The two-hour candlelight vigil paying tribute and sharing memories of the Route 91 Harvest Country Music Festival victims is scheduled for 7 p.m. at Eagle Glen Park, where the athletic field was dedicated in their memory in 2018.
“The tragedy of Route 91 still resonates with the Corona community and all country music lovers,” according to a city statement. “We mourn and remember several Coronans who lost their lives that day. With this candlelight vigil, the city will remember everyone who lost their lives and the survivors, who still live the trauma of Oct. 1, 2017.”
Thomas Day Jr., 54, a native of the city and co-executive at his family’s construction company, and Chris Roybal, 28, another native and a U.S. Navy combat veteran, were among 58 people gunned down by 64-year-old Stephen Paddock at the festival.

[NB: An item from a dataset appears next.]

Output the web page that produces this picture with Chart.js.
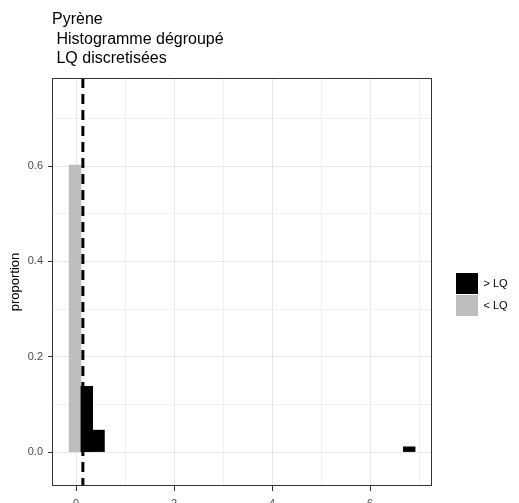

A year after the massacre, Clark County Sheriff Joe Lombardo released a 187-page report that provided a narrative of Paddock’s rampage — perpetrated from a room on the 32nd floor of the Mandalay Bay Hotel & Casino — but a possible motive could not be identified.
The killer’s brother, Eric Paddock, told investigators that he believed his sibling was fed up with life and wanted to go out with as much notoriety as possible, according to the report.
Lombardo’s team determined that Paddock was a lone gunman, who did not disclose his intentions to anyone prior to the five-minute shooting spree onto the 15-acre space where roughly 22,000 people were gathered for the festival. Paddock killed himself prior to SWAT officers storming his room, according to authorities.
Over 500 people were injured in the attack, which culminated in a lawsuit that was settled in 2019 between the survivors, families of the slain and MGM Resorts, owner of the hotel.
The $800 million settlement resolved claims that MGM was negligent in allowing the killer to stockpile weapons and ammunition in his hotel room.
Among the plaintiffs was former Riverside County sheriff’s Deputy Jason McMillan, now 40, who was among attendees at the fest and was struck in the upper body during the hail of gunfire, leaving him partially paralyzed.
“The scars and injuries from that night can never be erased,” McMillan said after the settlement was announced. “I’m glad we could reach a resolution that allows us to put this nightmare behind us, so our family can move forward and start focusing on the future.”
Several people wounded in the shooting have since died from health complications.